Philippe, Lysiane’s father, about his next steps

“This challenging rare disease patient journey has turned me into a rare disease patient advocate. I established a non-profit organisation to raise awareness of this rare disease, Pierre Robin Sequence, and to promote the rights of these babies. This year I’ve taken several trips to Brussels, where I’ve had individual face to face meetings with Members of European Parliament. I’ve successfully organised a multi-party coalition of Members of European Parliament from every major political party in the EU: the EPP, S&D, Renew Europe, and the Greens. This multi-party coalition in European Parliament, together with EURORDIS, the European Patients Forum, EU law professors, healthcare policy experts, and various rare disease patient groups, will help my family and other Pierre Robin Sequence parents to finally achieve justice. The TPP is not some new, uncertain, experimental treatment; the TPP’s effectiveness and safety have been definitively proven in numerous internationally peer-reviewed medical studies, going back over ten years. Babies from other EU member countries have been transferred to Germany to receive the TPP treatment, including babies from low income European member countries. Babies from Russia have been transferred to Germany to receive the TPP treatment. Even babies from as far away as the west coast of the United States of America have been transferred, over enormous distances, to Tübingen Germany, to receive this breakthrough treatment.
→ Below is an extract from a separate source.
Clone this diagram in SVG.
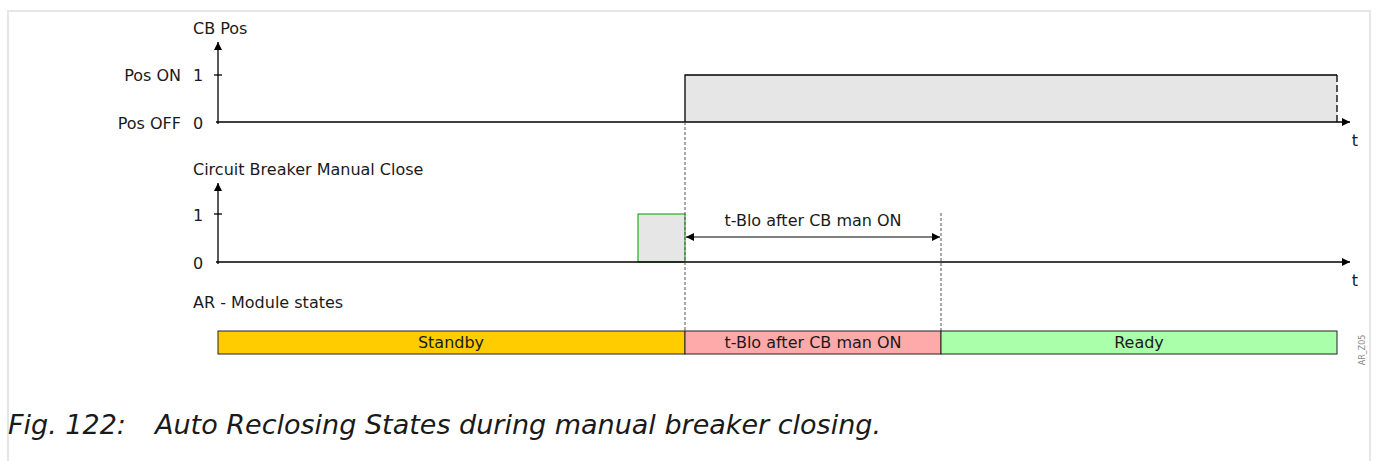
<svg xmlns="http://www.w3.org/2000/svg" width="1381" height="461" viewBox="0 0 1381 461">
<defs>
<marker id="ah" viewBox="0 0 10 10" refX="10" refY="5" markerWidth="10" markerHeight="8" markerUnits="userSpaceOnUse" orient="auto-start-reverse">
<path d="M0,0 L10,5 L0,10 z" fill="#000"/>
</marker>
<style>
text{font-family:"DejaVu Sans",sans-serif;font-size:16px;fill:#1a1a1a}
.ax{stroke:#000;stroke-width:1.3;fill:none}
.dash{stroke:#555;stroke-width:1;stroke-dasharray:3,2;fill:none}
.bar{stroke:#222;stroke-width:1}
.mid{text-anchor:middle}
.end{text-anchor:end}
</style>
</defs>
<rect x="0" y="0" width="1381" height="461" fill="#fff"/>
<path d="M8,461 V11 H1370 V461" fill="none" stroke="#e6e6e6" stroke-width="2"/>

<g id="cbpos">
<text x="193" y="34">CB Pos</text>
<text x="181" y="81" class="end">Pos ON</text>
<text x="193" y="81">1</text>
<text x="181" y="129" class="end">Pos OFF</text>
<text x="193" y="129">0</text>
<rect x="685" y="75" width="652" height="47" fill="#e6e6e6"/>
<path d="M685,122 V75 H1337" class="ax"/>
<path d="M1337,75 V122" stroke="#000" stroke-width="1.3" stroke-dasharray="7,3" fill="none"/>
<line x1="218" y1="124" x2="218" y2="42" class="ax" marker-end="url(#ah)"/>
<line x1="214" y1="75" x2="222" y2="75" class="ax"/>
<line x1="216" y1="122" x2="1350" y2="122" class="ax" marker-end="url(#ah)"/>
<text x="1355" y="146" class="mid">t</text>
</g>

<g id="manclose">
<text x="193" y="175">Circuit Breaker Manual Close</text>
<text x="193" y="221">1</text>
<text x="193" y="269">0</text>
<rect x="638" y="214" width="47" height="48" fill="#e6e6e6" stroke="#009900" stroke-width="1"/>
<line x1="218" y1="264" x2="218" y2="183" class="ax" marker-end="url(#ah)"/>
<line x1="214" y1="214" x2="222" y2="214" class="ax"/>
<line x1="216" y1="262" x2="1350" y2="262" class="ax" marker-end="url(#ah)"/>
<text x="1355" y="286" class="mid">t</text>
</g>

<g id="connectors">
<line x1="685" y1="122" x2="685" y2="331" class="dash"/>
<line x1="941" y1="213" x2="941" y2="331" class="dash"/>
<line x1="686" y1="237" x2="940" y2="237" stroke="#000" stroke-width="1.2" marker-start="url(#ah)" marker-end="url(#ah)"/>
<text x="813" y="226" class="mid">t-Blo after CB man ON</text>
</g>

<g id="states">
<text x="193" y="308">AR - Module states</text>
<g id="standby">
<rect x="218" y="331" width="467" height="23" fill="#ffcc00" class="bar"/>
<text x="451" y="348" class="mid">Standby</text>
</g>
<g id="tblo">
<rect x="685" y="331" width="256" height="23" fill="#ffaaaa" class="bar"/>
<text x="813" y="348" class="mid">t-Blo after CB man ON</text>
</g>
<g id="ready">
<rect x="941" y="331" width="396" height="23" fill="#aaffaa" class="bar"/>
<text x="1139" y="348" class="mid">Ready</text>
</g>
<text x="0" y="0" transform="translate(1365,350) rotate(-90)" class="mid" style="font-size:8px;fill:#888">AR_Z05</text>
</g>

<text x="8" y="434" style="font-size:27px;font-style:italic">Fig. 122:<tspan x="155">Auto Reclosing States during manual breaker closing.</tspan></text>
</svg>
Next year an important medical conference will be held, bringing together Pierre Robin Sequence experts from all over the entire world. The international physicians who organise this conference chose to hold the event at the Tübingen University Hospital, the birthplace of the TPP treatment. No objective and impartial medical comparison can reasonably conclude that France’s treatment is ‘the same or equally effective’ as the TPP treatment.

We know it will take time, but France will eventually have to reverse this rejection – either voluntarily, or by the order of the Court of Justice of the European Union. Meanwhile, we believe that Lysiane remains the only French baby to ever be transferred across that one single border, to Germany, to benefit from this medical breakthrough in Tübingen. Innocent babies paying the price for senseless obstruction – it really is quite sad and beyond frustrating.”
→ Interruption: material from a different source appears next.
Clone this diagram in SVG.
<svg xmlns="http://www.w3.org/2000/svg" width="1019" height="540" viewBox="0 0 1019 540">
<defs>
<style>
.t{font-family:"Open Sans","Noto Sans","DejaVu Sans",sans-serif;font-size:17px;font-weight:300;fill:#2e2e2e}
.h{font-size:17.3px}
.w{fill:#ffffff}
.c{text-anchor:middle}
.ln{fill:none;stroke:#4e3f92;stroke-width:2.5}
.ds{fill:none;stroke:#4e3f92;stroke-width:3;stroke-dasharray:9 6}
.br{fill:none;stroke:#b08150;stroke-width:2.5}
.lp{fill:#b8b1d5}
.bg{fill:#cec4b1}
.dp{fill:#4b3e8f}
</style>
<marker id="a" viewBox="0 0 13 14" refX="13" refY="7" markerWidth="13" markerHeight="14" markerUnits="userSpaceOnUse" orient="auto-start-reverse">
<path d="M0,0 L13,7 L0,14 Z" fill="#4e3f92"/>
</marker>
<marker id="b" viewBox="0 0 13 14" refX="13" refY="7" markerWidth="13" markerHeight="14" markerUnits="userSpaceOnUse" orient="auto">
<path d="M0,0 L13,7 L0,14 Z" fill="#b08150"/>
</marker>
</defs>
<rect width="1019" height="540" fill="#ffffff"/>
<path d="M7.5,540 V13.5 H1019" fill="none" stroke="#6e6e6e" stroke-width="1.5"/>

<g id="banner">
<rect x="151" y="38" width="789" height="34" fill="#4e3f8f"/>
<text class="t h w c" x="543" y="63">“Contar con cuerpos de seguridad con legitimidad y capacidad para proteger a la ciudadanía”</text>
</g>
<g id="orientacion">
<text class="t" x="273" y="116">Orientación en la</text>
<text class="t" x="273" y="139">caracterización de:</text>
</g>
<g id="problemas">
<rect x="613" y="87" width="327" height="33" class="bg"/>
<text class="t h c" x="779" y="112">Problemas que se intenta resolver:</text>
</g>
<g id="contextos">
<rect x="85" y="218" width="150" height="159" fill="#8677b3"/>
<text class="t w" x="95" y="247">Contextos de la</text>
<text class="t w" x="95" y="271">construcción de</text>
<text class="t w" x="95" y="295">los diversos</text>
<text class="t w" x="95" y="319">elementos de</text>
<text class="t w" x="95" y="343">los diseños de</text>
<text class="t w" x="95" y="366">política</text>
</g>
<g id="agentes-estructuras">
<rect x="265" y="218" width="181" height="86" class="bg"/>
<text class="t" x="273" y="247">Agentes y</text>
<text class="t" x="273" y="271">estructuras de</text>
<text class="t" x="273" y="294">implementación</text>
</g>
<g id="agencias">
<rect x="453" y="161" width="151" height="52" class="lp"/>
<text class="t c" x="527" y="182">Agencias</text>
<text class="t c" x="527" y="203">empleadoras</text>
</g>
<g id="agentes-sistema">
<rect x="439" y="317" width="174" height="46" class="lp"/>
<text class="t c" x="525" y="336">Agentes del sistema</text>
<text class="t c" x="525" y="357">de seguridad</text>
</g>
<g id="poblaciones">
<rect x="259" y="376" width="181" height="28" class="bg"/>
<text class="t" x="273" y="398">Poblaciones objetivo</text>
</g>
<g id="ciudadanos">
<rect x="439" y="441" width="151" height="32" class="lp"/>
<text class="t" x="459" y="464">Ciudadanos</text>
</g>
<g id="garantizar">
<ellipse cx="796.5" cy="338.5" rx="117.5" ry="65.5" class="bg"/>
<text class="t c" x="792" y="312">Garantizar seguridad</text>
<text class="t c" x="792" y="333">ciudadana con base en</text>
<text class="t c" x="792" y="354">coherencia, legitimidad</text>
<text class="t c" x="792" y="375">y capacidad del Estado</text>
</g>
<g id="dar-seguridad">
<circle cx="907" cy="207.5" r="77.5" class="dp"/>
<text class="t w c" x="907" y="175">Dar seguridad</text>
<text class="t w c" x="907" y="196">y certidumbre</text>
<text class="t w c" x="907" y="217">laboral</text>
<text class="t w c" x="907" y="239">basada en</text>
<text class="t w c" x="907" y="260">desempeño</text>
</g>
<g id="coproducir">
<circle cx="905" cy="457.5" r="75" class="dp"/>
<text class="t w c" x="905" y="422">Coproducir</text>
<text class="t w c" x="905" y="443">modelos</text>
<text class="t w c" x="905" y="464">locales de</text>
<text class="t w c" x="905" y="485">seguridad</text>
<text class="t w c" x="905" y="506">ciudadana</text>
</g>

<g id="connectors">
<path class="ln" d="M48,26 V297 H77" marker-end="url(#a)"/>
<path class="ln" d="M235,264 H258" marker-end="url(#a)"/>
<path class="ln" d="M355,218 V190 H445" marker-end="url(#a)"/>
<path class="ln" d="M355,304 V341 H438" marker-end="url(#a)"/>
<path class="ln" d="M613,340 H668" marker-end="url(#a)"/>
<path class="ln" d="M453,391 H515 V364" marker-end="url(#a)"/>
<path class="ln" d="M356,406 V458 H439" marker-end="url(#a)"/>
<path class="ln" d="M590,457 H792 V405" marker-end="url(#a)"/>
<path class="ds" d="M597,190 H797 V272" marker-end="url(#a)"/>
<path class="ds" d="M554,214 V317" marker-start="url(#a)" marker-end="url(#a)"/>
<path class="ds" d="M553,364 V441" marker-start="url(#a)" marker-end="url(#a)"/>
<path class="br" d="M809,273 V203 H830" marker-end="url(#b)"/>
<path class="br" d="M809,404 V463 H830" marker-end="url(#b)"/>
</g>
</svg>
Philippe believes that the experience he and his family are facing in France points to a widespread problem faced by many patients throughout the world – deliberate resistance, non-cooperation and outright obstruction, blocking patients, including rare disease patients, from accessing highly specialised care. According to Philippe, this known and serious problem was officially acknowledged and formally documented earlier this year in the European Parliament’s Implementation Report on the 2011 Directive, Report A8-0046/2019.

“Problems can arise out of administrative incompetence – a failure to understand the laws governing EU cross-border healthcare. But problems can also result from competition between doctors, a generalist’s reluctance to lose patients to a specialist, even from pride itself: a physician’s inability to admit that another doctor may have more knowledge, or may have developed a better treatment. Whatever the reason, it comes down to this: nowhere is the logic or moral imperative for cross-border healthcare more obvious than it is for rare disease patients seeking a highly specialised treatment which is not available in their own member countries – and yet this is the exact same patient group which is most likely to run into obstacles to cross-border care.
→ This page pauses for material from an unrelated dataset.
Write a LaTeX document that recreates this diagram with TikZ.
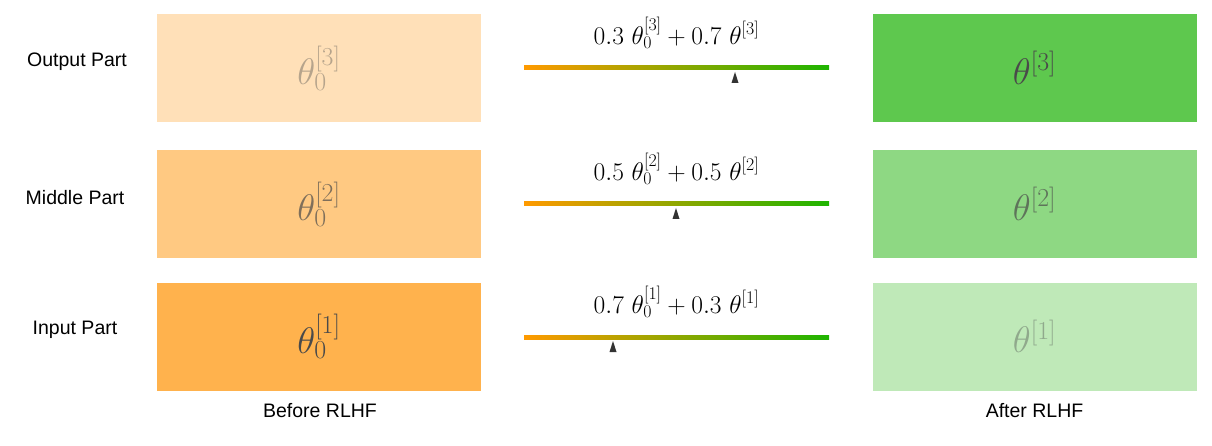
\RequirePackage{fix-cm}
\documentclass[tikz,border=0pt]{standalone}
\usepackage{fontspec}
\setsansfont{Liberation Sans}
\definecolor{orangebase}{HTML}{FFB24D}
\definecolor{greenbase}{HTML}{5EC84E}
\definecolor{boxtext}{HTML}{4A4A4A}
\definecolor{barorange}{HTML}{FF9A00}
\definecolor{bargreen}{HTML}{1EB400}
\definecolor{pointercol}{HTML}{333333}
\newcommand{\lowered}[1]{\raisebox{-3pt}{#1}}
\begin{document}
\begin{tikzpicture}[x=1pt,y=-1pt]
\useasboundingbox (0,0) rectangle (1212,446);
\tikzset{
  partbox/.style={minimum width=324pt, minimum height=108pt, inner sep=0pt, text=boxtext,
    font=\fontsize{37}{42}\selectfont},
  obox/.style={partbox, fill=orangebase},
  gbox/.style={partbox, fill=greenbase},
  rowlabel/.style={font=\sffamily\fontsize{19.5}{22}\selectfont, text=black, inner sep=0pt},
  formula/.style={font=\fontsize{25.5}{30}\selectfont, text=black, inner sep=0pt},
  bar/.style={left color=barorange, right color=bargreen},
  pointer/.style={fill=pointercol}
}
% row labels
\node[rowlabel] (lout) at (77,62) {Output Part};
\node[rowlabel] (lmid) at (75,197.5) {Middle Part};
\node[rowlabel] (lin)  at (75,330) {Input Part};
% before boxes
\node[obox, opacity=0.4] (b3) at (319,68) {\lowered{$\theta_0^{[3]}$}};
\node[obox, opacity=0.7] (b2) at (319,204) {\lowered{$\theta_0^{[2]}$}};
\node[obox] (b1) at (319,336.5) {\lowered{$\theta_0^{[1]}$}};
% after boxes
\node[gbox] (a3) at (1034.5,68) {$\theta^{[3]}$};
\node[gbox, opacity=0.7] (a2) at (1034.5,204) {$\theta^{[2]}$};
\node[gbox, opacity=0.4] (a1) at (1034.5,336.5) {$\theta^{[1]}$};
% column labels
\node[rowlabel] (before) at (320,411) {Before RLHF};
\node[rowlabel] (after) at (1034.5,411) {After RLHF};
% formulas
\node[formula] (f3) at (676.5,33) {$0.3\ \theta_0^{[3]} + 0.7\ \theta^{[3]}$};
\node[formula] (f2) at (676.5,169) {$0.5\ \theta_0^{[2]} + 0.5\ \theta^{[2]}$};
\node[formula] (f1) at (676.5,302) {$0.7\ \theta_0^{[1]} + 0.3\ \theta^{[1]}$};
% bars
\shade[bar] (524,66) rectangle (829,70);
\shade[bar] (524,202) rectangle (829,206);
\shade[bar] (524,335) rectangle (829,339);
% pointers
\fill[pointer] (735,72) -- (738.5,83) -- (731.5,83) -- cycle;
\fill[pointer] (676,208) -- (679.5,219) -- (672.5,219) -- cycle;
\fill[pointer] (613,341) -- (616.5,352) -- (609.5,352) -- cycle;
\end{tikzpicture}
\end{document}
Based on the principle that the true measure of any society can be found in how it treats its most vulnerable members, the disproportionate harm which this ongoing obstruction inflicts on rare disease patients is absolutely shameful. There is no place for this in 21st century Europe. Lysiane’s case raises an issue of wider principle which matters to all European citizens, and which affects their daily lives: if a newborn baby suffering from a rare disease, immobilized in an Intensive Care Unit and connected to a breathing machine, doesn’t have the right to a highly specialised, medically proven, safe, and cost-effective treatment for her rare disease in another EU member country – then who DOES have the right to cross-border care?”